Opinioni & Commenti
Ue-Usa, se il gestore del saloon ha idee diverse dallo sceriffo
di Pier Antonio Graziani
L’Europa segue con aria distratta i lavori della Convenzione che pur dovrebbe darle entro giugno la bozza di una Costituzione, ed è ancora frastornata dalla crisi internazionale aperta con la guerra in Iraq, nella quale non è riuscita ad avere un ruolo per il semplice fatto che non ha avuto una politica bensì un ventaglio: a) chi partecipava alla guerra (la Gran Bretagna); b) chi non vi partecipava direttamente ma l’aveva ugualmente proclamata (la Spagna); c) chi l’approvava ma non la proclamava né vi partecipava (l’Italia); d) chi, come i Paesi dell’est in attesa di ingresso nell’Unione prossimo venturo, approvava od anche (la Polonia) simbolicamente vi partecipava; e) chi infine (Francia, Belgio, Lussemburgo e Germania) erano decisamente contrarie.
La crisi provocata dalla guerra in Iraq rende così più improbo il compito dei «padri costituenti» (si fa per dire) che, già divisi per antica tradizione fra sovranisti, o euroscettici, e comunitari, sembra fino a questo momento non siano riusciti a trovare un accordo per superare l’impasse. L’eco delle contrapposizioni fra i sostenitori dei poteri della Commissione e quelli del Consiglio non fa sperare molto. E sarebbe grave perché, non solo in vista dell’allargamento a venticinque, che richiede quanto meno si abbatta il principio dell’unanimità per non finire nella paralisi istituzionale, ma anche perché ed è questo che la crisi internazionale mostra senza veli si è prodotta una crisi all’interno dell’Occidente che chiede all’Europa decisioni del tipo di quelle che avrebbe dovuto prendere cinquant’anni fa, quando all’ordine del giorno ci fu la Comunità di Difesa (CED) e la Costituzione federale. Il progetto cadde in Francia non solo per l’opposizione congiunta delle destre e delle sinistre ma anche di un certo radicalismo laicista che temeva una Europa sbucata da sotto le tonache della cattolicità.

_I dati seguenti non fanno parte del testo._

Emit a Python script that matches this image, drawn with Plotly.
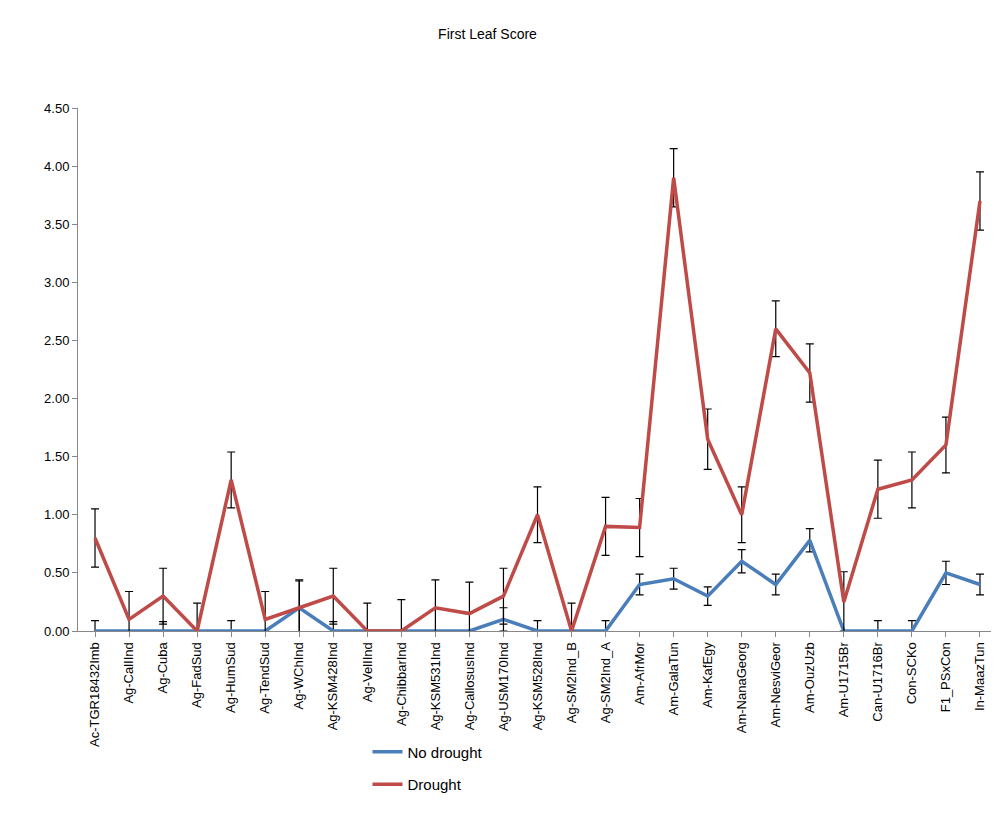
import plotly.graph_objects as go

categories = ["Ac-TGR18432Imb","Ag-CalIInd","Ag-Cuba","Ag-FadSud","Ag-HumSud","Ag-TendSud","Ag-WChInd",
"Ag-KSM428Ind","Ag-VelIInd","Ag-ChibbarInd","Ag-KSM531Ind","Ag-CallosusInd","Ag-USM170Ind","Ag-KSM528Ind",
"Ag-SM2Ind_B","Ag-SM2Ind_A","Am-AfrMor","Am-GalaTun","Am-KafEgy","Am-NanaGeorg","Am-NesviGeor","Am-OuzUzb",
"Am-U1715Br","Can-U1716Br","Con-SCKo","F1_PSxCon","In-MaazTun"]
no_drought = [0,0,0,0,0,0,0.2,0,0,0,0,0,0.1,0,0,0,0.4,0.45,0.3,0.6,0.4,0.78,0,0,0,0.5,0.4]
no_drought_err = [0.09,0,0.08,0,0.09,0,0.23,0.08,0,0,0,0,0.1,0.09,0,0.09,0.09,0.09,0.08,0.1,0.09,0.1,0,0.09,0.09,0.1,0.09]
drought = [0.8,0.1,0.3,0,1.3,0.1,0.2,0.3,0,0,0.2,0.15,0.3,1.0,0,0.9,0.89,3.9,1.65,1.0,2.6,2.22,0.25,1.22,1.3,1.6,3.7]
drought_err = [0.25,0.24,0.24,0.24,0.24,0.24,0.24,0.24,0.24,0.27,0.24,0.27,0.24,0.24,0.24,0.25,0.25,0.25,0.26,0.24,0.24,0.25,0.26,0.25,0.24,0.24,0.25]

fig = go.Figure()
fig.add_trace(go.Scatter(x=categories, y=no_drought, name="No drought", mode="lines", legendgroup="a",
    line=dict(color="#4a7ebb", width=3.5),
    error_y=dict(type="data", array=no_drought_err, color="black", thickness=1.2, width=4)))
fig.add_trace(go.Scatter(x=categories, y=drought, name="Drought", mode="lines", legendgroup="b",
    line=dict(color="#be4b48", width=3.5),
    error_y=dict(type="data", array=drought_err, color="black", thickness=1.2, width=4)))

fig.update_layout(
    width=999, height=833, plot_bgcolor="white", paper_bgcolor="white",
    title=dict(text="First Leaf Score", x=0.48, y=0.975, font=dict(size=14, color="black")),
    font=dict(family="Liberation Sans, Arial", color="black", size=13),
    margin=dict(l=70, r=10, t=100, b=210),
    showlegend=True,
    legend=dict(orientation="v", x=0.315, y=-0.2, xanchor="left", yanchor="top",
                font=dict(size=15), tracegroupgap=10),
    xaxis=dict(tickangle=-90, showline=True, linecolor="#888", ticks="outside", tickcolor="#888",
               range=[-0.5, 26.5], tickfont=dict(size=13), automargin=False),
    yaxis=dict(range=[0, 4.5], dtick=0.5, tickformat=".2f", showgrid=False, showline=True,
               linecolor="#888", ticks="outside", tickcolor="#888", tickfont=dict(size=13)),
)
fig.write_html("out.html")
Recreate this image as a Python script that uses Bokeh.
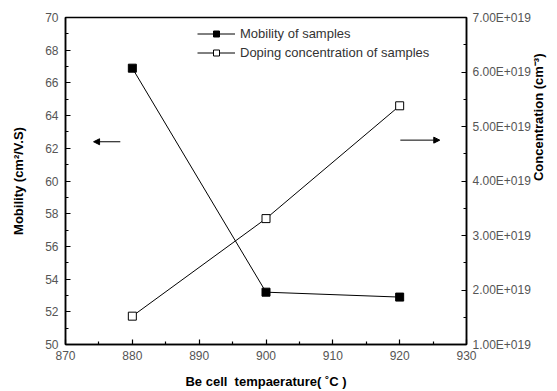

Oggi la situazione è diversa, ma non migliore: i partiti democristiani sono ridotti come tali a ben poco ma non esistono neppure culture politiche a dimensione sovranazionale che non siano le vuote sigle di partiti europei che in comune non hanno strategie unitarie ma soltanto la denominazione. Diverso è soprattutto il fatto che, allora, gli Stati Uniti premevano per l’unità europea (non la Gran Bretagna che l’Europa l’ha sempre guardata dall’alto e continua a farlo mentre oggi, gli Usa, sulla base della dottrina unilateralista, si preoccupano di ottenere consensi dai singoli). L’incoraggiamento alla Polonia, gratificata come potenza vincitrice in Iraq e per questo custode in condominio ristretto del dopo Saddam, al di là delle intenzioni, conferma questo nuovo atteggiamento americano.
L’Europa del mercato giunge così al capolinea del percorso intrapreso all’indomani della caduta della CED. D’ora in poi dovrà procedere tenendo nel conto unità e sicurezza. Il mercato, di questi due sostantivi, non è neppure sinonimo. Non solo l’Europa ma anche l’Onu e persino il Patto atlantico hanno bisogno di equilibri reali per essere a loro volta reali.